*WRITTEN EXERCISE*.
Start at the top of the records and, please, print each line exactly through the line that contains "(bar3) at (615,333)", leaving out all pictures.
____ RECORDS SHOWN
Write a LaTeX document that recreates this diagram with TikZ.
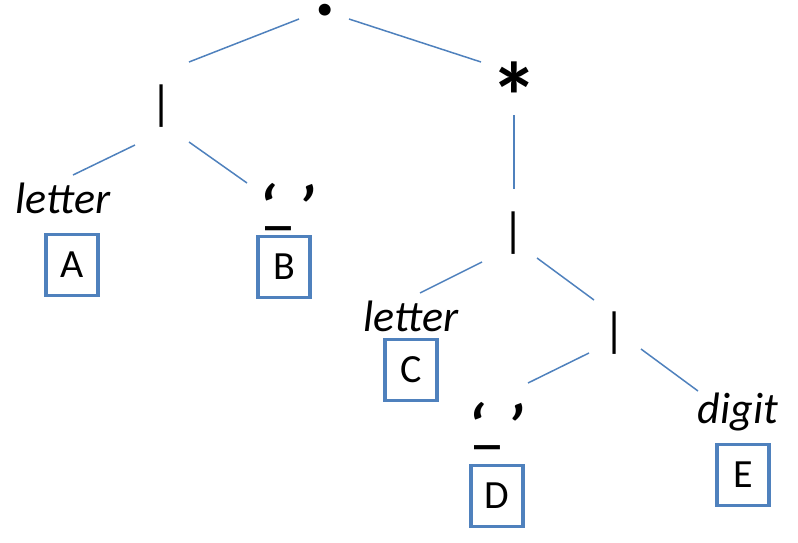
\documentclass[tikz,border=0pt]{standalone}
\usepackage{fontspec}
\setmainfont{Carlito}
\usepackage{tikz}
\usepackage{xcolor}
\definecolor{lineblue}{HTML}{4F81BD}
\newcommand{\treefont}{\fontsize{20}{24}\selectfont}
\newcommand{\bigq}[1]{\raisebox{-9.5pt}{\fontsize{32}{32}\selectfont\bfseries\itshape #1}}
\newcommand{\qmark}{\bigq{‘}\rlap{\kern-5pt\raisebox{-6pt}{\fontsize{26}{26}\selectfont\upshape\bfseries\_}}\kern11pt\bigq{’}}
\tikzset{
	edge/.style={draw=lineblue, line width=0.75pt},
	leaf/.style={draw=lineblue, line width=1.75pt, minimum width=26pt, minimum height=30.5pt, inner sep=0pt},
	op/.style={inner sep=0pt, font=\fontsize{24}{24}\selectfont},
	lbl/.style={inner sep=0pt, font=\fontsize{22}{26}\selectfont\itshape}
}

\begin{document}
\begin{tikzpicture}[x=0.5pt, y=-0.5pt, font=\treefont]
				\useasboundingbox (0,0) rectangle (798,542);
				
				% operators
				\node[op, font=\fontsize{40}{40}\selectfont\bfseries] (root) at (325,10) {.};
				\node[op] (bar1) at (162,106) {|};
				\node[op, font=\fontsize{48}{48}\selectfont\bfseries] (star) at (514,96) {*};
				\node[op] (bar2) at (514,233) {|};
				\node[op] (bar3) at (615,333) {|};
				
				% labels
				\node[lbl] (lblA) at (63,198) {letter};
				\node[lbl, font=\treefont] (qB) at (286,207) {\qmark};
				\node[lbl] (lblC) at (411,316) {letter};
				\node[lbl, font=\treefont] (qD) at (495,426) {\qmark};
				\node[lbl] (lblE) at (738,412) {digit};
				
				% leaves
				\node[leaf] (boxA) at (72,265) {A};
				\node[leaf] (boxB) at (284,267) {B};
				\node[leaf] (boxC) at (411,370) {C};
				\node[leaf] (boxD) at (497,496) {D};
				\node[leaf] (boxE) at (743,475) {E};
				
				% tree lines
				\draw[edge] ([shift={(-26,9)}]root.center) -- ([shift={(27,-44)}]bar1.center);
				\draw[edge] ([shift={(24,9)}]root.center) -- ([shift={(-33,-34)}]star.center);
				\draw[edge] ([shift={(-27,39)}]bar1.center) -- ([shift={(10,-23)}]lblA.center);
				\draw[edge] ([shift={(27,36)}]bar1.center) -- ([shift={(-39,-24)}]qB.center);
				\draw[edge] ([shift={(0,19)}]star.center) -- ([shift={(0,-44)}]bar2.center);
				\draw[edge] ([shift={(-32,29)}]bar2.center) -- ([shift={(9,-23)}]lblC.center);
				\draw[edge] ([shift={(23,25)}]bar2.center) -- ([shift={(-21,-33)}]bar3.center);
				\draw[edge] ([shift={(-26,20)}]bar3.center) -- ([shift={(33,-43)}]qD.center);
				\draw[edge] ([shift={(26,16)}]bar3.center) -- ([shift={(-40,-21)}]lblE.center);
			\end{tikzpicture}
\end{document}
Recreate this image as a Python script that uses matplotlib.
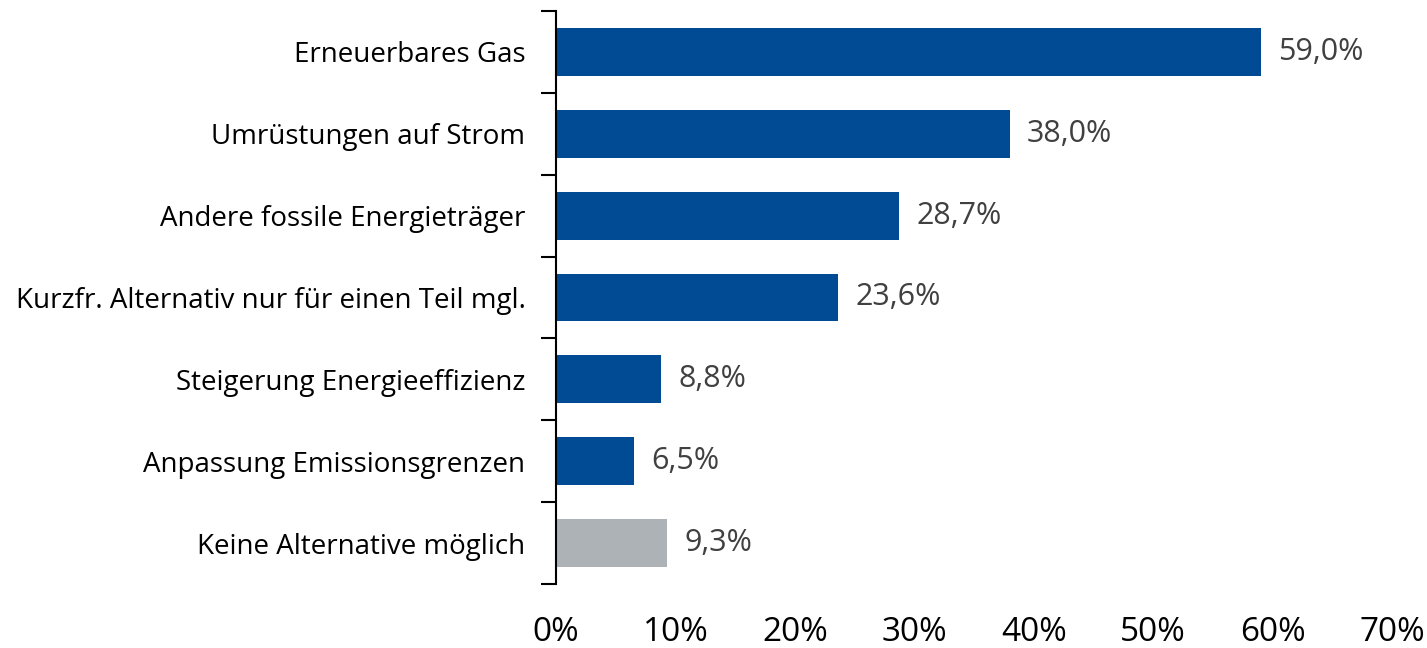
import matplotlib.pyplot as plt
from matplotlib.ticker import FixedLocator

plt.rcParams['font.family'] = ['Open Sans', 'DejaVu Sans']

# Daten
kategorien = ["Erneuerbares Gas", "Umrüstungen auf Strom", "Andere fossile Energieträger",
              "Kurzfr. Alternativ nur für einen Teil mgl.", "Steigerung Energieeffizienz",
              "Anpassung Emissionsgrenzen", "Keine Alternative möglich"]
werte = [59.0, 38.0, 28.7, 23.6, 8.8, 6.5, 9.3]
farben = ["#004B93"] * 6 + ["#ADB2B7"]
x_ticks = [0, 10, 20, 30, 40, 50, 60, 70]

fig = plt.figure(figsize=(14.27, 6.48), dpi=100)
ax = fig.add_axes([0.3896, 0.0988, 0.5859, 0.8842])

y = list(range(len(kategorien)))
ax.barh(y, werte, height=0.585, color=farben)

for yi, w in zip(y, werte):
    ax.text(w + 1.45, yi, f"{w:.1f}%".replace(".", ","), va="center", ha="left",
            fontsize=22, color="#404040")

ax.set_xlim(0, 70)
ax.set_ylim(len(kategorien) - 0.5, -0.5)
ax.set_xticks(x_ticks)
ax.set_xticklabels([f"{t}%" for t in x_ticks], fontsize=24)
ax.tick_params(axis="x", length=0, pad=23)

ax.set_yticks(y)
ax.set_yticklabels(kategorien, fontsize=20)
ax.tick_params(axis="y", which="major", length=0, pad=22)
ax.yaxis.set_minor_locator(FixedLocator([i - 0.5 for i in range(len(kategorien) + 1)]))
ax.tick_params(axis="y", which="minor", length=11, width=1.5, color="black")

for s in ["top", "right", "bottom"]:
    ax.spines[s].set_visible(False)
ax.spines["left"].set_linewidth(1.5)

plt.savefig("out.png", dpi=100)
________
*SOLUTION BELOW*.
Write a LaTeX document that recreates this diagram with TikZ.
\documentclass[tikz,border=0pt]{standalone}
\usepackage{fontspec}
\setmainfont{Carlito}
\usepackage{tikz}
\usepackage{xcolor}
\definecolor{lineblue}{HTML}{4F81BD}
\newcommand{\treefont}{\fontsize{20}{24}\selectfont}
\newcommand{\bigq}[1]{\raisebox{-9.5pt}{\fontsize{32}{32}\selectfont\bfseries\itshape #1}}
\newcommand{\qmark}{\bigq{‘}\rlap{\kern-5pt\raisebox{-6pt}{\fontsize{26}{26}\selectfont\upshape\bfseries\_}}\kern11pt\bigq{’}}
\tikzset{
	edge/.style={draw=lineblue, line width=0.75pt},
	leaf/.style={draw=lineblue, line width=1.75pt, minimum width=26pt, minimum height=30.5pt, inner sep=0pt},
	op/.style={inner sep=0pt, font=\fontsize{24}{24}\selectfont},
	lbl/.style={inner sep=0pt, font=\fontsize{22}{26}\selectfont\itshape}
}

\begin{document}
\begin{tikzpicture}[x=0.5pt, y=-0.5pt, font=\treefont]
				\useasboundingbox (0,0) rectangle (798,542);
				
				% operators
				\node[op, font=\fontsize{40}{40}\selectfont\bfseries] (root) at (325,10) {.};
				\node[op] (bar1) at (162,106) {|};
				\node[op, font=\fontsize{48}{48}\selectfont\bfseries] (star) at (514,96) {*};
				\node[op] (bar2) at (514,233) {|};
				\node[op] (bar3) at (615,333) {|};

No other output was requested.